[Start Task material]
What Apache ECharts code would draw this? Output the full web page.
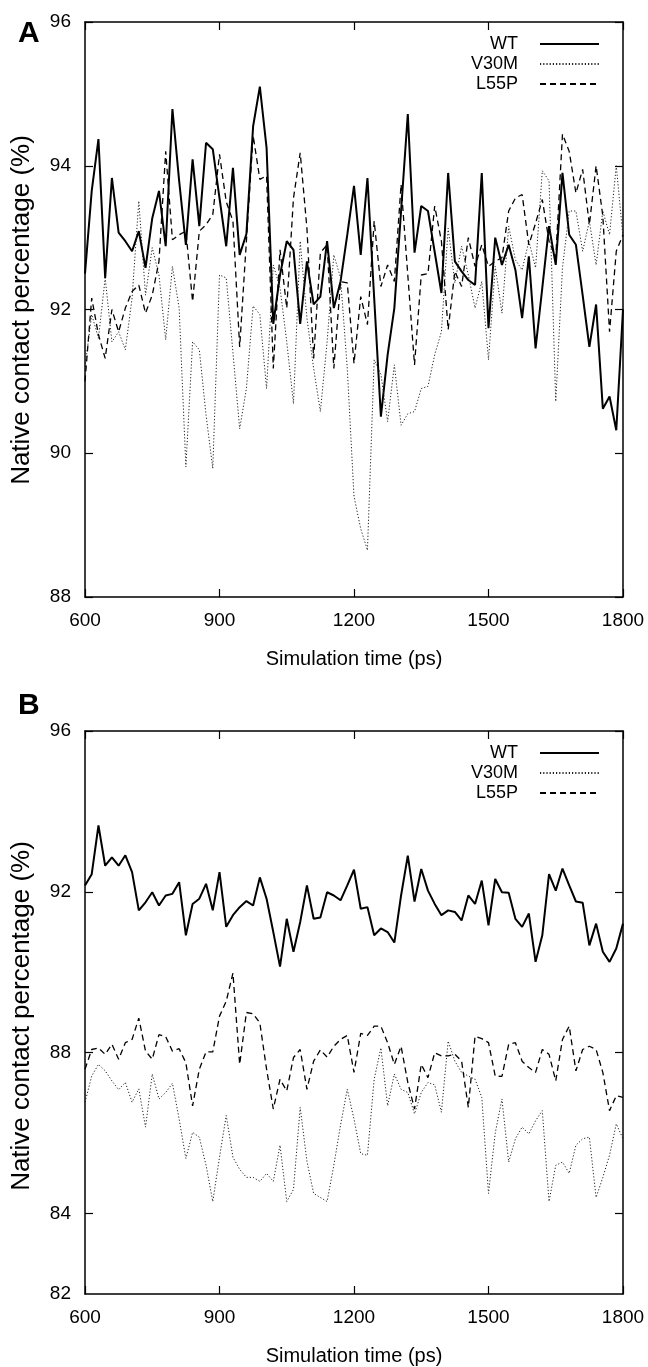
<!DOCTYPE html>
<html><head><meta charset="utf-8">
<script src="https://cdn.jsdelivr.net/npm/echarts@6/dist/echarts.min.js"></script>
<style>html,body{margin:0;padding:0;background:#fff}#c{width:648px;height:1367px}</style>
</head><body><div id="c"></div>
<script>
const times = [600,615,630,645,660,675,690,705,720,735,750,765,780,795,810,825,840,855,870,885,900,915,930,945,960,975,990,1005,1020,1035,1050,1065,1080,1095,1110,1125,1140,1155,1170,1185,1200,1215,1230,1245,1260,1275,1290,1305,1320,1335,1350,1365,1380,1395,1410,1425,1440,1455,1470,1485,1500,1515,1530,1545,1560,1575,1590,1605,1620,1635,1650,1665,1680,1695,1710,1725,1740,1755,1770,1785,1800];
const seriesNames = ['WT', 'V30M', 'L55P'];
const yAxisTitle = 'Native contact percentage (%)';
const xAxisTitle = 'Simulation time (ps)';

const A_WT = [92.5,93.65,94.37,92.44,93.83,93.07,92.95,92.81,93.09,92.58,93.27,93.65,92.88,94.79,93.79,92.9,94.09,93.16,94.32,94.23,93.55,92.88,93.97,92.76,93.05,94.55,95.1,94.25,91.8,92.48,92.95,92.83,91.8,92.67,92.07,92.18,92.95,92.02,92.39,93.04,93.72,92.76,93.83,92.16,90.51,91.37,92.02,93.37,94.72,92.79,93.44,93.37,92.8,92.23,93.9,92.67,92.53,92.41,92.34,93.9,91.74,93.0,92.62,92.9,92.55,91.88,92.74,91.46,92.3,93.16,92.62,93.9,93.04,92.9,92.2,91.48,92.07,90.62,90.79,90.32,92.0];
const A_V30M = [91.2,91.93,91.6,92.44,91.55,91.69,91.44,92.16,93.51,92.2,92.86,92.48,91.58,92.6,92.02,89.81,91.55,91.44,90.53,89.79,92.48,92.44,91.4,90.34,90.9,92.05,91.93,90.9,92.62,92.3,91.55,90.69,92.95,91.88,91.18,90.58,91.55,92.76,92.44,91.18,89.4,88.95,88.65,91.3,91.1,90.44,91.23,90.39,90.55,90.58,90.9,90.93,91.37,91.69,93.13,92.37,92.88,92.48,92.02,92.39,91.3,92.6,91.95,93.16,92.69,92.55,92.95,92.58,93.93,93.79,90.72,92.58,93.37,93.37,92.81,93.23,92.62,93.37,93.04,94.0,93.0];
const A_L55P = [91.0,92.16,91.65,91.32,92.0,91.69,92.02,92.25,92.34,91.95,92.2,92.67,94.2,92.97,93.04,93.09,92.11,93.09,93.18,93.32,94.16,93.5,93.23,91.48,92.95,94.42,93.81,93.86,91.18,92.83,92.02,93.55,94.18,93.13,91.32,92.79,92.9,91.18,92.39,92.37,91.25,92.18,91.79,93.23,92.32,92.62,92.39,93.74,92.48,91.23,92.48,92.5,93.44,92.95,91.72,92.53,92.32,93.0,92.6,92.9,92.6,92.67,92.72,93.37,93.55,93.6,92.9,93.2,93.53,92.95,92.72,94.44,94.2,93.62,93.95,93.18,94.0,93.3,91.69,92.81,93.04];

const B_WT = [92.16,92.44,93.65,92.65,92.86,92.65,92.91,92.49,91.54,91.74,91.99,91.66,91.91,91.95,92.24,90.92,91.7,91.83,92.2,91.54,92.49,91.13,91.42,91.62,91.77,91.66,92.36,91.83,91.0,90.14,91.33,90.51,91.25,92.16,91.33,91.36,91.99,91.91,91.79,92.16,92.55,91.58,91.62,90.92,91.09,91.0,90.74,91.91,92.9,91.76,92.57,92.03,91.7,91.42,91.54,91.5,91.29,91.91,91.7,92.28,91.17,92.32,91.99,91.98,91.33,91.13,91.46,90.26,90.92,92.44,92.03,92.58,92.16,91.76,91.73,90.67,91.21,90.51,90.26,90.59,91.21];
const B_V30M = [86.77,87.42,87.71,87.55,87.3,87.08,87.26,86.77,87.1,86.15,87.47,86.85,87.01,87.24,86.35,85.37,86.02,85.9,85.2,84.3,85.4,86.44,85.4,85.1,84.9,84.9,84.8,85.0,84.8,85.7,84.3,84.6,86.64,85.3,84.5,84.4,84.3,85.2,86.2,87.09,86.35,85.49,85.45,87.34,88.12,86.68,87.47,87.09,87.01,86.48,87.01,87.26,87.2,86.52,88.29,87.79,87.51,87.42,87.34,86.89,84.5,86.0,86.85,85.28,85.86,86.15,85.98,86.31,86.56,84.3,85.2,85.28,85.0,85.7,85.86,85.9,84.4,84.9,85.45,86.23,85.86];
const B_L55P = [87.59,88.08,88.12,87.96,88.21,87.84,88.25,88.33,88.86,88.04,87.84,88.45,88.4,88.04,88.1,87.75,86.68,87.59,88.02,88.02,88.91,89.28,89.98,87.71,89.0,88.97,88.74,87.59,86.6,87.34,87.05,87.88,88.08,87.09,87.79,88.07,87.89,88.16,88.33,88.43,87.51,88.48,88.43,88.66,88.66,88.25,87.71,88.16,87.26,86.6,87.71,87.38,88.0,87.92,87.92,87.96,87.79,86.64,88.41,88.35,88.25,87.42,87.41,88.21,88.25,87.79,87.63,87.51,88.08,87.96,87.3,88.33,88.66,87.55,88.08,88.16,88.08,87.51,86.56,86.93,86.89];

const B_yLabels = [82, 84, 88, 92, 96];
const B_yTicks = [84, 88, 92, 96];

const FONT = 'Liberation Sans';
const pair = arr => arr.map((v, i) => [times[i], v]);
const styles = {
  WT: { color: '#000', width: 2, type: 'solid' },
  V30M: { color: '#222', width: 1, type: [1.2, 2] },
  L55P: { color: '#000', width: 1.3, type: [6, 4] }
};

function xAxes(gridIndex) {
  const common = {
    type: 'value', gridIndex, min: 600, max: 1800, interval: 300,
    axisLine: { show: true, onZero: false, lineStyle: { color: '#000', width: 1.5 } },
    axisTick: { show: true, inside: true, length: 8, lineStyle: { color: '#000', width: 1.2 } },
    splitLine: { show: false }
  };
  return [
    Object.assign({}, common, {
      position: 'bottom',
      axisLabel: { show: true, color: '#000', fontSize: 19, fontFamily: FONT, margin: 14, formatter: v => String(v) },
      name: xAxisTitle, nameLocation: 'middle', nameGap: 52,
      nameTextStyle: { color: '#000', fontSize: 20, fontFamily: FONT }
    }),
    Object.assign({}, common, { position: 'top', axisLabel: { show: false } })
  ];
}

function yAxes(gridIndex, min, max, interval, labelVals, tickVals) {
  const common = {
    type: 'value', gridIndex, min, max, interval,
    axisLine: { show: true, onZero: false, lineStyle: { color: '#000', width: 1.5 } },
    axisTick: { show: true, inside: true, length: 8, lineStyle: { color: '#000', width: 1.2 } },
    splitLine: { show: false }
  };
  const left = Object.assign({}, common, {
    position: 'left',
    axisLabel: { show: true, color: '#000', fontSize: 19, fontFamily: FONT, margin: 14, formatter: v => String(v) }
  });
  const right = Object.assign({}, common, { position: 'right', axisLabel: { show: false } });
  if (labelVals) {
    left.axisLabel.customValues = labelVals;
    left.axisTick = Object.assign({}, common.axisTick, { customValues: tickVals });
    right.axisTick = Object.assign({}, common.axisTick, { customValues: tickVals });
  }
  return [left, right];
}

function mkSeries(name, arr, xi, yi) {
  const s = styles[name];
  return {
    name, type: 'line', data: pair(arr), xAxisIndex: xi, yAxisIndex: yi,
    symbol: 'none', showSymbol: false, silent: true, animation: false,
    lineStyle: { color: s.color, width: s.width, type: s.type },
    itemStyle: { color: s.color }
  };
}

function legend(top) {
  return {
    orient: 'vertical', right: 48, top, align: 'right', padding: 0,
    itemWidth: 59, itemHeight: 14, itemGap: 2,
    data: seriesNames,
    selectedMode: false,
    itemStyle: { opacity: 0, borderWidth: 0 },
    textStyle: { color: '#000', fontSize: 18, fontFamily: FONT, padding: [0, 17, 0, 0] }
  };
}

function yTitle(cy) {
  return {
    type: 'text', x: 22, y: cy, rotation: Math.PI / 2, silent: true,
    style: { text: yAxisTitle, fill: '#000', fontSize: 26, fontFamily: FONT, align: 'center', verticalAlign: 'middle' }
  };
}

const chart = echarts.init(document.getElementById('c'), null, { renderer: 'canvas' });
chart.setOption({
  animation: false,
  backgroundColor: '#fff',
  title: [
    { text: 'A', left: 13, top: 14, textStyle: { fontSize: 30, fontWeight: 'bold', color: '#000', fontFamily: FONT } },
    { text: 'B', left: 13, top: 686, textStyle: { fontSize: 30, fontWeight: 'bold', color: '#000', fontFamily: FONT } }
  ],
  grid: [
    { left: 85, right: 25, top: 22, height: 575 },
    { left: 85, right: 25, top: 731, height: 571 }
  ],
  xAxis: [...xAxes(0), ...xAxes(1)],
  yAxis: [...yAxes(0, 88, 96, 2), ...yAxes(1, 82, 96, 2, B_yLabels, B_yTicks)],
  legend: [legend(35), legend(744)],
  graphic: [yTitle(310), yTitle(1016)],
  series: [
    mkSeries('WT', A_WT, 0, 0),
    mkSeries('V30M', A_V30M, 0, 0),
    mkSeries('L55P', A_L55P, 0, 0),
    mkSeries('WT', B_WT, 2, 2),
    mkSeries('V30M', B_V30M, 2, 2),
    mkSeries('L55P', B_L55P, 2, 2)
  ]
});
</script></body></html>
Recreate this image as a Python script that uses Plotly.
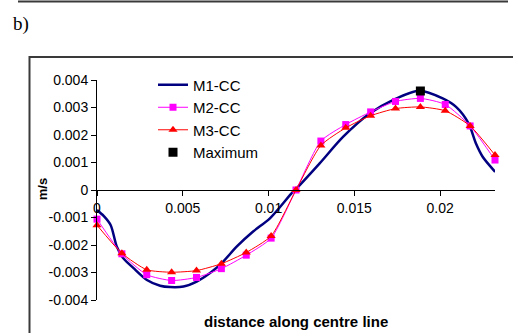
import plotly.graph_objects as go

# ---------------- data ----------------
x_pts = [0.0, 0.00145, 0.0029, 0.00435, 0.0058, 0.00725, 0.0087, 0.01015,
         0.0116, 0.01305, 0.0145, 0.01595, 0.0174, 0.01885, 0.0203, 0.02175, 0.0232]
m2 = [-0.00106, -0.00232, -0.00308, -0.00329, -0.00318, -0.00286, -0.00237, -0.00175,
      0.0, 0.00178, 0.00238, 0.00284, 0.00322, 0.00333, 0.00311, 0.00233, 0.00109]
m3 = [-0.00128, -0.00230, -0.00290, -0.00299, -0.00293, -0.00268, -0.00227, -0.00167,
      0.0, 0.00162, 0.00226, 0.00270, 0.00296, 0.00302, 0.00288, 0.00233, 0.00127]

m1_x = [0.0, 0.0004, 0.0008, 0.00115, 0.0015, 0.00213, 0.00291, 0.00368,
        0.00426, 0.00504, 0.00581, 0.00659, 0.00727, 0.00814, 0.0091, 0.01008,
        0.01134, 0.01159, 0.01298, 0.01434, 0.01589, 0.01724, 0.0188, 0.02015,
        0.02093, 0.02166, 0.02209, 0.02248, 0.02321]
m1_y = [-0.00073, -0.00095, -0.00128, -0.00205, -0.00245, -0.00284, -0.00327,
        -0.00348, -0.00353, -0.00351, -0.00333, -0.00302, -0.00266, -0.00206, -0.00151,
        -0.00103, -0.00012, 0.00003, 0.00097, 0.00193, 0.00278, 0.00327, 0.00361,
        0.00333, 0.00302, 0.00242, 0.00169, 0.00121, 0.00066]

max_x = [0.01885]
max_y = [0.0036]

x_tickvals = [0, 0.005, 0.01, 0.015, 0.02]
x_ticktext = ["0", "0.005", "0.01", "0.015", "0.02"]
y_tickvals = [0.004, 0.003, 0.002, 0.001, 0, -0.001, -0.002, -0.003, -0.004]
y_ticktext = ["0.004", "0.003", "0.002", "0.001", "0", "-0.001", "-0.002", "-0.003", "-0.004"]

# ---------------- layout geometry ----------------
W, H = 513, 333
L, R, T, B = 97, 18, 79.5, 33
PW, PH = W - L - R, H - T - B


def px(xp):
    return (xp - L) / PW


def py(yp):
    return (H - B - yp) / PH


FONT = "Liberation Sans, Arial, sans-serif"

fig = go.Figure()
fig.add_trace(go.Scatter(x=m1_x, y=m1_y, mode="lines", name="M1-CC",
                         line=dict(color="#000080", width=2.5, shape="spline", smoothing=0.8),
                         cliponaxis=False))
fig.add_trace(go.Scatter(x=x_pts, y=m2, mode="lines+markers", name="M2-CC",
                         line=dict(color="#FF00FF", width=1, shape="spline", smoothing=0.6),
                         marker=dict(symbol="square", size=7, color="#FF00FF"),
                         cliponaxis=False))
fig.add_trace(go.Scatter(x=x_pts, y=m3, mode="lines+markers", name="M3-CC",
                         line=dict(color="#FF0000", width=1, shape="spline", smoothing=0.6),
                         marker=dict(symbol="triangle-up", size=8, color="#FF0000"),
                         cliponaxis=False))
fig.add_trace(go.Scatter(x=max_x, y=max_y, mode="markers", name="Maximum",
                         marker=dict(symbol="square", size=9, color="#000000"),
                         cliponaxis=False))

fig.update_layout(
    width=W, height=H,
    margin=dict(l=L, r=R, t=T, b=B, pad=0),
    paper_bgcolor="white", plot_bgcolor="white",
    font=dict(family=FONT, size=14, color="#000000"),
    showlegend=True,
    legend=dict(x=px(153), y=py(68), xanchor="left", yanchor="top",
                bgcolor="rgba(0,0,0,0)", borderwidth=0,
                font=dict(family=FONT, size=15, color="#000000"),
                itemwidth=30),
    xaxis=dict(range=[0, 0.0232], showgrid=False, zeroline=False,
               showline=True, linecolor="#000000", linewidth=1,
               ticks="outside", ticklen=5, tickcolor="#000000",
               tickvals=x_tickvals, ticktext=x_ticktext,
               anchor="free", position=0.5,
               tickfont=dict(family=FONT, size=14)),
    yaxis=dict(range=[-0.004, 0.004], showgrid=False, zeroline=False,
               showline=True, linecolor="#000000", linewidth=1,
               ticks="outside", ticklen=5, tickcolor="#000000",
               tickvals=y_tickvals, ticktext=y_ticktext,
               tickfont=dict(family=FONT, size=14)),
)

# outer frame and separator line (decoration)
fig.add_shape(type="rect", xref="paper", yref="paper",
              x0=px(29.5), x1=px(525), y0=py(56.5), y1=py(345),
              line=dict(color="#3a3a3a", width=2), layer="below")
fig.add_shape(type="line", xref="paper", yref="paper",
              x0=px(18), x1=px(508), y0=py(0.7), y1=py(0.7),
              line=dict(color="#3a3a3a", width=2))

fig.add_annotation(text="b)", xref="paper", yref="paper", x=px(21), y=py(23),
                   xanchor="center", yanchor="middle",
                   showarrow=False, font=dict(family="Liberation Serif, Times New Roman, serif",
                                              size=19, color="#000000"))
fig.add_annotation(text="<b>m/s</b>", xref="paper", yref="paper", x=px(42), y=py(189),
                   xanchor="center", yanchor="middle",
                   showarrow=False, textangle=-90,
                   font=dict(family=FONT, size=13, color="#000000"))
fig.add_annotation(text="<b>distance along centre line</b>", xref="paper", yref="paper",
                   x=px(296), y=py(322), xanchor="center", yanchor="middle",
                   showarrow=False,
                   font=dict(family=FONT, size=15, color="#000000"))

fig.write_html("out.html")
[End Task material]
### [Requirements]
Copy only what runs above from the line containing "Recreate this image" through the line containing "import plotly.graph_objects as go", exactly. Leave out the pictures.

### [Task answer]
Recreate this image as a Python script that uses Plotly.
import plotly.graph_objects as go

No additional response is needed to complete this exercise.